Watch out for the feds' proposed cybersecurity 'fix'

A proposed antiterrorist law could create a government-sanctioned back door into your network

Here's a security nightmare that's probably kept you up at night: A departing employee builds a back door into the network and uses it to steal proprietary information or even shut it down for kicks or for revenge. That's bad enough, but suppose such a back door existed because the government made IT create it.

Sound far-fetched? It's not. The proposed Cybersecurity Act of 2009 would give the White House and the Department of Commerce the power to shut down Internet traffic, disconnect critical infrastructure systems, and have access to network infrastructure data when needed on national security grounds. What's more, the act would open the door (the front door, in this case) to unprecedented violations of electronic privacy and give the government the power to license security professionals -- and blacklist the unlicensed.

[ Security spending is no longer a sacred cow, but smart companies have figured out how to safely reduce the cost. ]

Here's a direct quote from the bill, which was introduced by two usually level-headed senators, Olympia Snowe (R-Maine) and Jay Rockefeller (D-W. Va.)."The Secretary of Commerce shall have access to all relevant data concerning (critical infrastructure) networks without regard to any provision of law, regulation, rule, or policy restricting such access."

Yikes! Think about that. With a stroke of the pen, any guarantees of privacy under laws like the Electronic Communications Privacy Act, the Privacy Protection Act, and others would be suspended.

The back door Congress may put on your network
The enormous threat to privacy contained in that section is frightening and rather obvious. Jennifer Granick, the civil liberties director for the Electronic Frontier Foundation, looked closely at the 22-page bill and saw even more. She wrote, "Even worse, it isn't clear whether this provision would require systems to be designed to enable access, essentially a back door for the Secretary of Commerce that would also establish a primrose path for any bad guy to merrily skip down as well. If the drafters meant to create a clearinghouse for system vulnerability information along the lines of a US CERT mailing list, that could be useful, but that's not what the bill's current language does."

Just to be clear, the language Grannick refers to is the bit that I quoted above, particularly the word "access." Access to relevant data concerning networks -- how would you get that in a hurry? Hmm.

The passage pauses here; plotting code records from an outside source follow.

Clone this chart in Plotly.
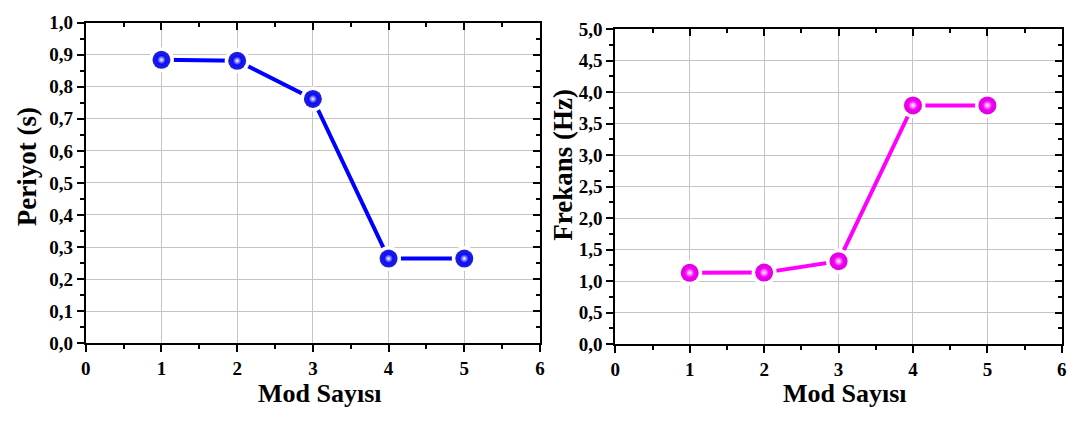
import plotly.graph_objects as go

# Mode numbers and modal results
modes = [1, 2, 3, 4, 5]
period_s = [0.884, 0.881, 0.762, 0.264, 0.264]
frequency_hz = [1.131, 1.135, 1.316, 3.788, 3.788]

x_ticks = [0, 1, 2, 3, 4, 5, 6]
period_ticks = [0.0, 0.1, 0.2, 0.3, 0.4, 0.5, 0.6, 0.7, 0.8, 0.9, 1.0]
freq_ticks = [0.0, 0.5, 1.0, 1.5, 2.0, 2.5, 3.0, 3.5, 4.0, 4.5, 5.0]

SERIF = "Liberation Serif"
W, H = 1080, 421

fig = go.Figure()


def add_series(xs, ys, color, edge, xa, ya):
    # connecting line
    fig.add_trace(go.Scatter(x=xs, y=ys, mode="lines", xaxis=xa, yaxis=ya,
                             line=dict(color=color, width=4),
                             hoverinfo="skip", showlegend=False))
    # white halo leaves a small gap between line and ball
    fig.add_trace(go.Scatter(x=xs, y=ys, mode="markers", xaxis=xa, yaxis=ya,
                             marker=dict(color="white", size=25, line=dict(width=0)),
                             hoverinfo="skip", showlegend=False))
    # shaded ball
    fig.add_trace(go.Scatter(x=xs, y=ys, mode="markers", xaxis=xa, yaxis=ya,
                             marker=dict(color=edge, size=18,
                                         gradient=dict(type="radial", color=color),
                                         line=dict(width=0)),
                             showlegend=False))
    # highlight
    fig.add_trace(go.Scatter(x=xs, y=ys, mode="markers", xaxis=xa, yaxis=ya,
                             marker=dict(color=color, size=9,
                                         gradient=dict(type="radial", color="white"),
                                         line=dict(width=0)),
                             hoverinfo="skip", showlegend=False))


add_series(modes, period_s, "#0000ff", "#2020e0", "x", "y")
add_series(modes, frequency_hz, "#ff00ff", "#e000e0", "x2", "y2")

# empty traces so the mirrored frame axes are drawn
fig.add_trace(go.Scatter(x=[], y=[], xaxis="x3", yaxis="y3", showlegend=False))
fig.add_trace(go.Scatter(x=[], y=[], xaxis="x4", yaxis="y4", showlegend=False))

left_x = [81.5 / W, 540 / W]
right_x = [616 / W, 1066.7 / W]
left_y = [(H - 350.7) / H, (H - 13.3) / H]
right_y = [(H - 351.7) / H, (H - 20) / H]

tick_font = dict(family=SERIF, size=19, color="black")
xtick_font = dict(family=SERIF, size=19, color="black")
grid = "#c4c4c4"


def bold_labels(vals, fmt):
    return ["<b>" + format(v, fmt).replace(".", ",") + "</b>" for v in vals]


def x_main(domain, anchor):
    return dict(domain=domain, anchor=anchor, range=[0, 6],
                tickmode="array", tickvals=x_ticks,
                ticktext=bold_labels(x_ticks, "d"),
                ticks="outside", ticklen=7, tickwidth=2, tickcolor="black",
                ticklabelstandoff=0,
                minor=dict(ticks="outside", ticklen=4, tickwidth=1.5,
                           tickcolor="black", dtick=0.5, tick0=0, showgrid=False),
                showline=True, linewidth=2, linecolor="black",
                showgrid=True, gridcolor=grid, gridwidth=1,
                zeroline=False, tickfont=xtick_font, fixedrange=True)


def y_main(domain, anchor, top, step, vals):
    return dict(domain=domain, anchor=anchor, range=[0, top],
                tickmode="array", tickvals=vals,
                ticktext=bold_labels(vals, ".1f"),
                ticks="outside", ticklen=7, tickwidth=2, tickcolor="black",
                minor=dict(ticks="outside", ticklen=4, tickwidth=1.5,
                           tickcolor="black", dtick=step / 2, tick0=0, showgrid=False),
                showline=True, linewidth=2, linecolor="black",
                showgrid=True, gridcolor=grid, gridwidth=1,
                zeroline=False, tickfont=tick_font, fixedrange=True)


def x_mirror(domain, base, anchor):
    return dict(domain=domain, overlaying=base, anchor=anchor, side="top",
                range=[0, 6], dtick=1, tick0=0,
                ticks="inside", ticklen=7, tickwidth=2, tickcolor="black",
                minor=dict(ticks="inside", ticklen=4, tickwidth=1.5,
                           tickcolor="black", dtick=0.5, tick0=0, showgrid=False),
                showticklabels=False, showline=True, linewidth=2,
                linecolor="black", showgrid=False, zeroline=False,
                fixedrange=True)


def y_mirror(domain, base, anchor, top, step):
    return dict(domain=domain, overlaying=base, anchor=anchor, side="right",
                range=[0, top], dtick=step, tick0=0,
                ticks="inside", ticklen=7, tickwidth=2, tickcolor="black",
                minor=dict(ticks="inside", ticklen=4, tickwidth=1.5,
                           tickcolor="black", dtick=step / 2, tick0=0, showgrid=False),
                showticklabels=False, showline=True, linewidth=2,
                linecolor="black", showgrid=False, zeroline=False,
                fixedrange=True)


title_font = dict(family=SERIF, size=26, color="black")

fig.update_layout(
    width=W, height=H,
    margin=dict(l=0, r=0, t=0, b=0),
    paper_bgcolor="white", plot_bgcolor="white",
    showlegend=False,
    xaxis=x_main(left_x, "y"),
    yaxis=y_main(left_y, "x", 1.0, 0.1, period_ticks),
    xaxis2=x_main(right_x, "y2"),
    yaxis2=y_main(right_y, "x2", 5.0, 0.5, freq_ticks),
    xaxis3=x_mirror(left_x, "x", "y3"),
    yaxis3=y_mirror(left_y, "y", "x3", 1.0, 0.1),
    xaxis4=x_mirror(right_x, "x2", "y4"),
    yaxis4=y_mirror(right_y, "y2", "x4", 5.0, 0.5),
    annotations=[
        dict(text="<b>Periyot (s)</b>", x=21.7 / W, y=1 - 165 / H, xref="paper", yref="paper",
             textangle=-90, showarrow=False, font=dict(title_font, size=27),
             xanchor="center", yanchor="middle"),
        dict(text="<b>Frekans (Hz)</b>", x=563 / W, y=1 - 163 / H, xref="paper", yref="paper",
             textangle=-90, showarrow=False, font=dict(title_font, size=27),
             xanchor="center", yanchor="middle"),
        dict(text="<b>Mod Sayısı</b>", x=318 / W, y=0, xref="paper", yref="paper",
             showarrow=False, font=title_font, xanchor="center", yanchor="bottom"),
        dict(text="<b>Mod Sayısı</b>", x=848 / W, y=0, xref="paper", yref="paper",
             showarrow=False, font=title_font, xanchor="center", yanchor="bottom"),
    ],
)

fig.write_html("out.html")
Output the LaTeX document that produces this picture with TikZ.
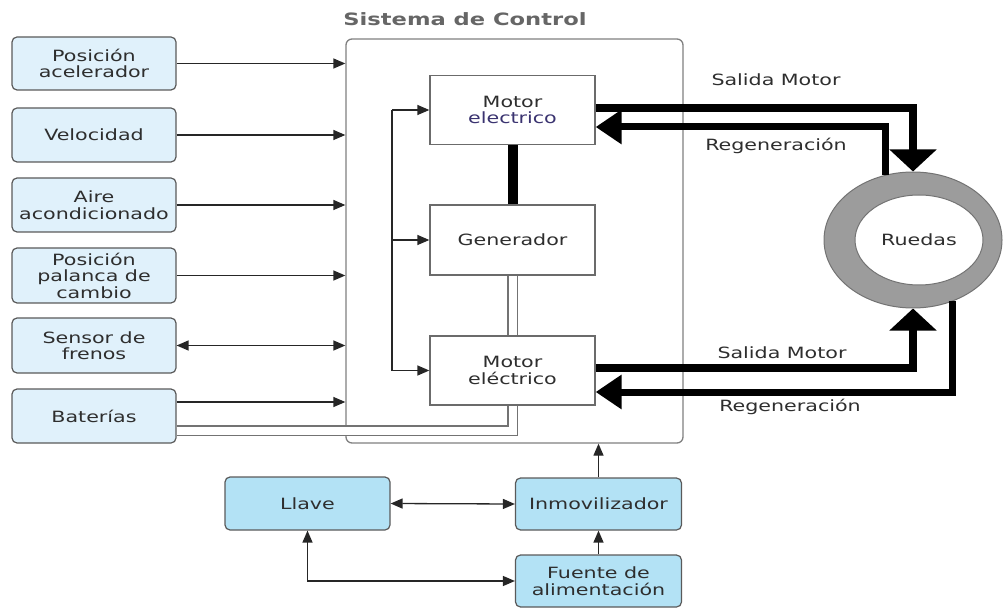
\documentclass[tikz,border=0pt]{standalone}
\usepackage{fontspec}
\setmainfont{DejaVu Sans}[FakeStretch=1.33]
\usetikzlibrary{arrows.meta,shapes.geometric}
\definecolor{txt}{HTML}{2E2E2E}
\definecolor{boxline}{HTML}{5A5A5A}
\definecolor{lightblue}{HTML}{E0F1FB}
\definecolor{midblue}{HTML}{B3E2F5}
\definecolor{ctrlline}{HTML}{808080}
\definecolor{ringgray}{HTML}{9C9C9C}
\definecolor{elblue}{HTML}{3A3370}
\newcommand{\bodyfont}{\fontsize{15.5}{16.5}\selectfont}
\begin{document}
\begin{tikzpicture}[x=1pt,y=-1pt,
  inbox/.style={draw=boxline, fill=lightblue, rounded corners=5pt, line width=1.2pt,
    minimum width=164pt, align=center, font=\bodyfont, text=txt, inner sep=0pt},
  keybox/.style={inbox, fill=midblue, minimum width=166pt, minimum height=52pt},
  ctrlbox/.style={draw=ctrlline, rounded corners=6pt, line width=1.3pt,
    minimum width=337pt, minimum height=404pt, inner sep=0pt},
  innerbox/.style={draw=boxline!90, fill=white, line width=1.3pt, minimum width=165pt,
    minimum height=69pt, align=center, font=\bodyfont, text=txt, inner sep=0pt},
  arr/.style={line width=1.3pt, draw=black!85, -{Triangle[length=12pt,width=10pt]}},
  darr/.style={line width=1.3pt, draw=black!85, {Triangle[length=12pt,width=10pt]}-{Triangle[length=12pt,width=10pt]}},
  power/.style={line width=8pt, -{Triangle[length=22pt,width=46pt]}},
  regen/.style={line width=7pt, -{Triangle[length=26pt,width=33pt]}},
  lbl/.style={font=\bodyfont, text=txt, inner sep=0pt}
]
\useasboundingbox (0,0) rectangle (1003,609);

% left input boxes
\node[inbox, minimum height=53pt] (p1) at (94,63.5) {Posición\\acelerador};
\node[inbox, minimum height=54pt] (p2) at (94,135) {Velocidad};
\node[inbox, minimum height=54pt] (p3) at (94,205) {Aire\\acondicionado};
\node[inbox, minimum height=55pt] (p4) at (94,275.5) {Posición\\palanca de\\cambio};
\node[inbox, minimum height=55pt] (p5) at (94,345.5) {Sensor de\\frenos};
\node[inbox, minimum height=54pt] (p6) at (94,416) {Baterías};

% control system
\node[ctrlbox] (ctrl) at (514.5,241) {};
\node[font=\fontsize{17}{19}\selectfont\bfseries, text=black!60, inner sep=0pt] (title) at (465,19) {Sistema de Control};

\node[innerbox] (m1) at (512.5,110) {\fontsize{15.5}{19.5}\selectfont Motor\\\textcolor{elblue}{electrico}};
\node[innerbox, minimum height=70pt] (gen) at (512.5,240) {Generador};

% battery double line (behind lower motor)
\draw[double=white, double distance=8pt, line width=1.2pt, draw=black!55]
  ([yshift=-14.5pt]p6.east) -| (gen.south);

\node[innerbox] (m2) at (512.5,370.5) {\fontsize{15.5}{17.5}\selectfont Motor\\eléctrico};

% inputs to control
\draw[arr] (p1.east) -- (p1.east -| ctrl.west);
\draw[arr] (p2.east) -- (p2.east -| ctrl.west);
\draw[arr] (p3.east) -- (p3.east -| ctrl.west);
\draw[arr] (p4.east) -- (p4.east -| ctrl.west);
\draw[darr] (p5.east) -- (p5.east -| ctrl.west);
\draw[arr] ([yshift=14pt]p6.east) -- ([yshift=14pt]p6.east -| ctrl.west);

% internal bus
\coordinate (busT) at (392,110);
\coordinate (busB) at (392,370.5);
\draw[line width=1.3pt, draw=black!85] (busT) -- (busB);
\draw[arr] (busT) -- (m1.west);
\draw[arr] (busT |- gen.west) -- (gen.west);
\draw[arr] (busB) -- (m2.west);

% motor - generator shaft
\draw[line width=10pt] (m1.south) -- (gen.north);

% wheel
\node[ellipse, draw=black!55, fill=ringgray, line width=1pt, minimum width=178pt, minimum height=136pt, inner sep=0pt] (wheel) at (913,240) {};
\node[ellipse, draw=black!55, fill=white, line width=1pt, minimum width=128pt, minimum height=90pt, font=\bodyfont, text=txt, inner sep=0pt] (rued) at (919,240) {Ruedas};

% power and regeneration
\draw[power] ([yshift=2pt]m1.east) -| (wheel.north);
\draw[regen] (wheel.113) |- ([yshift=-17pt]m1.east);
\draw[power] ([yshift=2.5pt]m2.east) -| (wheel.south);
\draw[regen] (wheel.-57) |- ([yshift=-21.5pt]m2.east);

\node[lbl] (s1) at (776,80) {Salida Motor};
\node[lbl] (r1) at (776,146) {Regeneración};
\node[lbl] (s2) at (782,353) {Salida Motor};
\node[lbl] (r2) at (790,407) {Regeneración};

% bottom
\node[keybox, minimum width=165pt, minimum height=53pt] (llave) at (307.5,503.5) {Llave};
\node[keybox] (inmov) at (598.5,504) {Inmovilizador};
\node[keybox] (fuente) at (598.5,581) {Fuente de\\alimentación};

\draw[darr] (llave.east) -- (inmov.west);
\draw[arr] (inmov.north) -- (inmov.north |- ctrl.south);
\draw[arr] (fuente.north) -- (inmov.south);
\draw[darr] (llave.south) |- (fuente.west);
\end{tikzpicture}
\end{document}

License required for IT security
Not only would the bill give the government enormous new powers over your network, it would also dictate who gets to work on security issues affecting the network: "Beginning three years after the date of enactment of this act, it shall be unlawful for any individual to engage in business in the United States, or to be employed in the United States, as a provider of cybersecurity services to any federal agency or an information system or network designated by the president, or the president's designee, as a critical infrastructure information system or network, who is not licensed and certified under the program."

It's one thing for the government to decide whom it wants to hire, but it's quite another for it to make that decision for private industry. Lawyers are licensed by state bar associations, doctors by state medical associations; who's going to license IT security workers? Shouldn't the market determine who's competent and who isn't?

Save our traffic lights
There are many reasons to strangle this thing in the crib. One big one is the faulty and panicky reasoning that led to its creation. Shortly after introducing the bill, Sen. Rockefeller said, "We must protect our critical infrastructure at all costs -- from our water to our electricity, to banking, traffic lights and electronic health records."

Traffic lights? He's got to be kidding.

Meanwhile, the air is full of scary stories, like the one about Russian and Chinese hackers leaving code bombs hidden in the networks that run the electrical grid. I don't believe it. As Lee Gomes rightly noted over at, this is an almost irresistible story for the media. Spies, hackers, bad Chinese and Russians -- it has everything except sex, and that's probably there, too.

Frankly, our electrical grid is in a lot more danger from neglect and underinvestment than from wily foreign agents. As to water, we in California have much more to fear from an earthquake that ruptures the pipes bringing water to San Francisco or Los Angeles than from cyberterrorism.

Sure, there are real threats to the security of our infrastructure, including the Internet and all the networks that touch it. But instituting a panicky, top-down "fix" that would put a huge crimp in our civil liberties -- and threaten network security to boot -- would be a terrible mistake.